JDM is just fine with me and in easy reach of the fingers as the pinky hangs on to the caps shift...
Helped me out again. Thanks.
Off to bed soon. Tired today but ok. :0)
a positive attitude contributes to kind words freely given and that in turn contributes to believing in the goodwill of others and from there it has such possibility...oh what wonders the world could see if kindness were such the key.
hopeful words my friend...
hope full.
enjoyed your blog today :)
Joni
Then JDM it is!
Now, please Cath, DO get that much necessary rest (Thank you, Darlin')

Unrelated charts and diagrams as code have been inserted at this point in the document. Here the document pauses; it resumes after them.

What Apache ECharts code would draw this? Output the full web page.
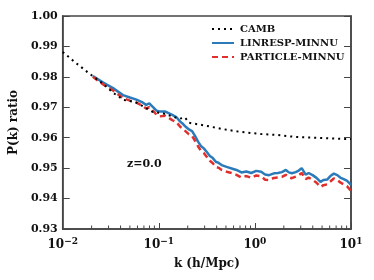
<!DOCTYPE html>
<html><head><meta charset="utf-8">
<script src="https://cdn.jsdelivr.net/npm/echarts@6/dist/echarts.min.js"></script>
<style>html,body{margin:0;padding:0;background:#fff}#c{width:374px;height:280px}</style>
</head><body><div id="c"></div>
<script>
const FONT = '"DejaVu Serif", serif';
const seriesNames = ['CAMB', 'LINRESP-MINNU', 'PARTICLE-MINNU'];
const xMajorTicks = [0.01, 0.1, 1, 10];
const xMinorTicks = [0.02,0.03,0.04,0.05,0.06,0.07,0.08,0.09,0.2,0.3,0.4,0.5,0.6,0.7,0.8,0.9,2,3,4,5,6,7,8,9];
const yTickLabels = ['0.93','0.94','0.95','0.96','0.97','0.98','0.99','1.00'];

const cambK = [0.01,0.01297,0.01837,0.02636,0.0334,0.0431,0.0572,0.0861,0.109,0.164,0.1866,0.2064,0.281,0.451,0.674,1.162,1.738,2.54,4.81,8.67,10];
const cambV = [0.9882,0.9852,0.9814,0.9777,0.9748,0.9724,0.9717,0.9685,0.9681,0.9662,0.9667,0.9649,0.9642,0.9629,0.9620,0.9612,0.9609,0.9603,0.9599,0.9596,0.9596];

const simK = [0.0206,0.0264,0.0334,0.0424,0.0500,0.0576,0.0679,0.0738,0.0796,0.0861,0.0946,0.1016,0.1172,0.138,0.152,0.167,0.179,0.192,0.206,0.222,0.238,0.256,0.274,0.294,0.316,0.340,0.365,0.392,0.420,0.451,0.508,0.572,0.643,0.724,0.815,0.917,1.032,1.161,1.277,1.403,1.580,1.738,1.910,2.100,2.254,2.422,2.662,2.858,3.070,3.374,3.623,3.983,4.378,4.813,5.166,5.680,6.098,6.625,7.197,7.729,8.498,9.124,10];
const linrespV = [0.9803,0.9781,0.9763,0.9740,0.9732,0.9726,0.9716,0.9708,0.9713,0.9702,0.9689,0.9686,0.9686,0.9675,0.9668,0.9653,0.9645,0.9635,0.9627,0.9622,0.9606,0.9587,0.9573,0.9565,0.9553,0.9540,0.9533,0.9521,0.9517,0.9510,0.9504,0.9499,0.9494,0.9486,0.9489,0.9484,0.9491,0.9488,0.9479,0.9477,0.9483,0.9484,0.9487,0.9494,0.9486,0.9483,0.9487,0.9492,0.9500,0.9479,0.9484,0.9477,0.9468,0.9455,0.9461,0.9463,0.9474,0.9482,0.9477,0.9469,0.9463,0.9458,0.9445];
const particleV = [0.9800,0.9775,0.9755,0.9730,0.9722,0.9716,0.9705,0.9696,0.9700,0.9690,0.9676,0.9670,0.9672,0.9658,0.9652,0.9636,0.9628,0.9620,0.9611,0.9606,0.9590,0.9572,0.9557,0.9550,0.9537,0.9524,0.9516,0.9504,0.9501,0.9494,0.9488,0.9484,0.9478,0.9469,0.9474,0.9468,0.9476,0.9473,0.9462,0.9461,0.9468,0.9469,0.9471,0.9478,0.9470,0.9467,0.9472,0.9477,0.9484,0.9464,0.9469,0.9462,0.9452,0.9438,0.9444,0.9447,0.9456,0.9466,0.9461,0.9453,0.9446,0.9440,0.9425];

const zip = (a, b) => a.map((x, i) => [x, b[i]]);
const sup = {'-2':'\u22122','-1':'\u22121','0':'0','1':'1'};

const chart = echarts.init(document.getElementById('c'), null, {renderer: 'canvas'});
const axisCol = '#444';
chart.setOption({
  animation: false,
  grid: {left: 59, right: 23, top: 16, bottom: 51, show: true, borderColor: axisCol, borderWidth: 1.5, backgroundColor: 'transparent'},
  legend: {
    orient: 'vertical', left: 211, top: 24, padding: 0, itemWidth: 22, itemHeight: 8, itemGap: 4,
    itemStyle: {opacity: 0},
    textStyle: {fontFamily: FONT, fontWeight: 'bold', fontSize: 10, color: '#111', padding: [0, 0, 0, 1]},
    data: seriesNames
  },
  xAxis: [{
    type: 'log', logBase: 10, min: 0.01, max: 10,
    name: 'k (h/Mpc)', nameLocation: 'middle', nameGap: 29,
    nameTextStyle: {fontFamily: FONT, fontWeight: 'bold', fontSize: 12, color: '#111'},
    axisLine: {show: true, lineStyle: {color: axisCol, width: 1.5}},
    axisTick: {show: true, inside: true, length: 6, lineStyle: {color: axisCol, width: 1}},
    axisLabel: {
      customValues: xMajorTicks, margin: 8,
      formatter: v => '{b|10}{s|' + sup[String(Math.round(Math.log10(v)))] + '}',
      rich: {
        b: {fontFamily: FONT, fontWeight: 'bold', fontSize: 12, color: '#111'},
        s: {fontFamily: FONT, fontWeight: 'bold', fontSize: 9, color: '#111', padding: [0, 0, 7, 0]}
      }
    },
    splitLine: {show: false}
  }],
  yAxis: [{
    type: 'value', min: 0.93, max: 1.0, interval: 0.01,
    name: 'P(k) ratio', nameLocation: 'middle', nameGap: 38,
    nameTextStyle: {fontFamily: FONT, fontWeight: 'bold', fontSize: 12, color: '#111'},
    axisLine: {show: true, lineStyle: {color: axisCol, width: 1.5}},
    axisTick: {show: true, inside: true, length: 7, lineStyle: {color: axisCol, width: 1}},
    axisLabel: {margin: 5, formatter: v => yTickLabels[Math.round((v - 0.93) * 100)], fontFamily: FONT, fontWeight: 'bold', fontSize: 11, color: '#111'},
    splitLine: {show: false}
  }, {
    type: 'value', min: 0.93, max: 1.0, interval: 0.01, position: 'right',
    axisLine: {show: true, lineStyle: {color: axisCol, width: 1.5}},
    axisTick: {show: true, inside: true, length: 7, lineStyle: {color: axisCol, width: 1}},
    axisLabel: {show: false}, splitLine: {show: false}
  }],
  graphic: [{
    type: 'text', left: 127, top: 159,
    style: {text: 'z=0.0', fontFamily: FONT, fontWeight: 'bold', fontSize: 11, fill: '#111'}
  }],
  series: [{
    name: seriesNames[1], type: 'line', data: zip(simK, linrespV), symbol: 'none', z: 2,
    itemStyle: {color: '#2b7bba'},
    lineStyle: {color: '#2b7bba', width: 2.5, type: 'solid'}
  }, {
    name: seriesNames[2], type: 'line', data: zip(simK, particleV), symbol: 'none', z: 3,
    itemStyle: {color: '#e0302d'},
    lineStyle: {color: '#e0302d', width: 2.5, type: [6, 4]}
  }, {
    name: seriesNames[0], type: 'line', data: zip(cambK, cambV), symbol: 'none', z: 4,
    itemStyle: {color: '#000'},
    lineStyle: {color: '#000', width: 2, type: [2, 4]}
  }, {
    name: 'minorTicks', type: 'custom', silent: true, z: 5,
    data: xMinorTicks.map(k => [k, 0.93]),
    renderItem: (params, api) => {
      const p = api.coord([api.value(0), api.value(1)]);
      return {type: 'line', shape: {x1: p[0], y1: p[1], x2: p[0], y2: p[1] - 3.5}, style: {stroke: axisCol, lineWidth: 1}};
    }
  }]
});
</script></body></html>
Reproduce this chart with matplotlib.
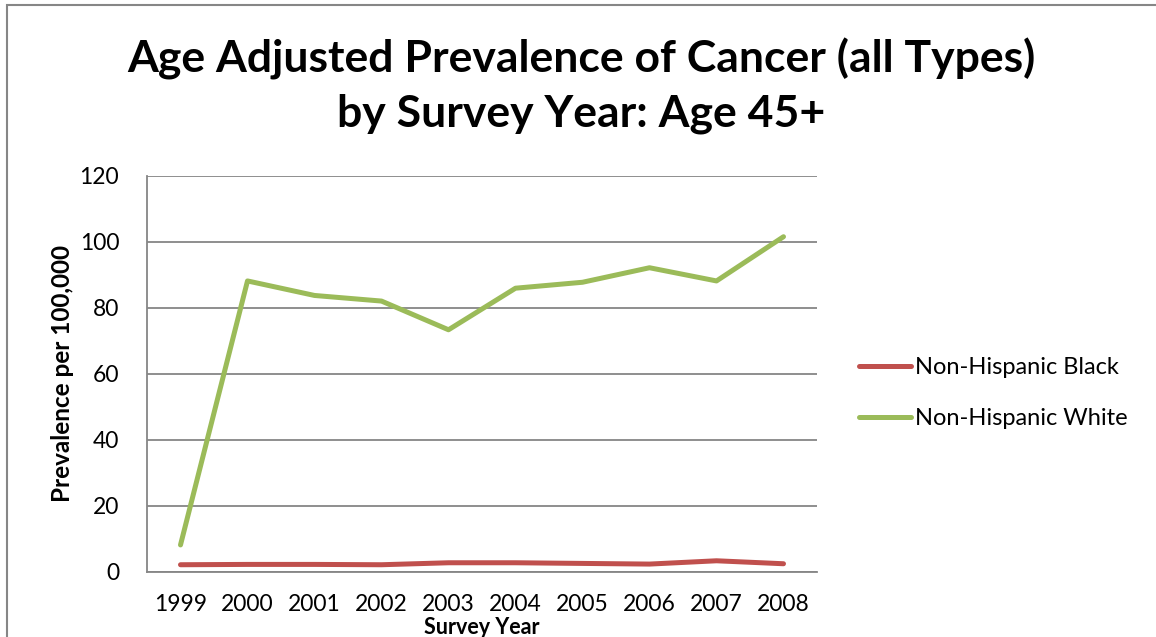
import matplotlib
matplotlib.use("Agg")
from matplotlib import pyplot as plt
from matplotlib.patches import Rectangle

# data
years = ["1999", "2000", "2001", "2002", "2003", "2004", "2005", "2006", "2007", "2008"]
nh_black = [2.2, 2.3, 2.3, 2.2, 2.8, 2.8, 2.6, 2.4, 3.4, 2.5]
nh_white = [8.2, 88.2, 83.8, 82.1, 73.4, 86.0, 87.8, 92.2, 88.2, 101.6]
yticks = [0, 20, 40, 60, 80, 100, 120]

plt.rcParams['font.family'] = ['Lato', 'DejaVu Sans']

fig = plt.figure(figsize=(11.56, 6.37), dpi=100)
ax = fig.add_axes([147/1156, 1-572/637, (817-147)/1156, (572-176)/637])

x = list(range(len(years)))
ax.plot(x, nh_black, color="#C0504D", lw=3.6, solid_capstyle="round", label="Non-Hispanic Black")
ax.plot(x, nh_white, color="#9BBB59", lw=3.6, solid_capstyle="round", label="Non-Hispanic White")

ax.set_xlim(-0.5, len(years) - 0.5)
ax.set_ylim(0, 120)
ax.set_yticks(yticks)
ax.set_xticks(x)
ax.set_xticklabels(years)
ax.yaxis.grid(True, color="#868686", lw=1.3)
ax.set_axisbelow(True)
for s in ["top", "right"]:
    ax.spines[s].set_visible(False)
for s in ["left", "bottom"]:
    ax.spines[s].set_color("#868686")
    ax.spines[s].set_linewidth(1.3)
ax.tick_params(length=0, labelsize=16.5)
ax.tick_params(axis="y", pad=20)
ax.tick_params(axis="x", pad=16)

ax.set_ylabel("Prevalence per 100,000", fontsize=17.5, fontweight="bold", labelpad=4)
ax.set_xlabel("Survey Year", fontsize=15.5, fontweight="bold", labelpad=1)

fig.text(0.503, 1 - 38/637, "Age Adjusted Prevalence of Cancer (all Types)\nby Survey Year: Age 45+",
         ha="center", va="top", fontsize=32, fontweight="bold", linespacing=1.4)

fig.legend(loc="upper left", bbox_to_anchor=(838/1156, 1-336/637), frameon=False,
           fontsize=17, handlelength=2.2, handletextpad=0.15, labelspacing=1.25)

# outer chart border (only top/left visible in the crop)
fig.patches.append(Rectangle((7/1156, -0.1), 1.2, 1 - 5/637 + 0.1, transform=fig.transFigure,
                             fill=False, edgecolor="#868686", lw=1.5))

fig.savefig("out.png", dpi=100)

Thank you for sharing some of your sweet spirit Joni. You bless!
John-Michael,
This was a very powerful post! Your writing really makes me think and examine my own behavior, some of which I am not particularly proud of. It is easier to see fault than to seek beauty sometimes, and I am guilty of this myself. Especially when it comes to my children. Thanks for the reminder to step back and see the good!
Lizzy
Lizzy ... Lizzy ... WOW!! I am overwhelmed! (not easily done [believe me]) How enormously proud of and impressed with you, My Dear Amazing Lady, I am! I just KNOW that you have no idea of how tremendously courageous and healthy what you just said is. You are so close to your own sense of failing to meet higher expectations of yourself, that you can't see the wonder and beauty of what I see in your statement. My Dear God in heaven, Dear One ... you dazzle me!
You have embraced the idea of swimming against society's stream of guilt-affixing, fault-finding, criticism-stamping, and correction-seeking as the only way to demonstrate that you are a "serious" parent and a "conscientious" and "responsible" adult. (BALDERDASH!!, to that stress-creating, tension-building, relationship-straining frame of disrespectful interaction with each other.) You have voiced a desire to give birth to an environment in which you and your children (family) can have fun! Can relax in the comfort of knowing that the beauty and good in each other is going to be sought (even if it is REALLY trying to hide sometimes.)
I place you, My Darling Lizzy, on my pedestal of high regard today. You have moved my soul!
I am so glad that we are friends ... 'cause I do love YOU!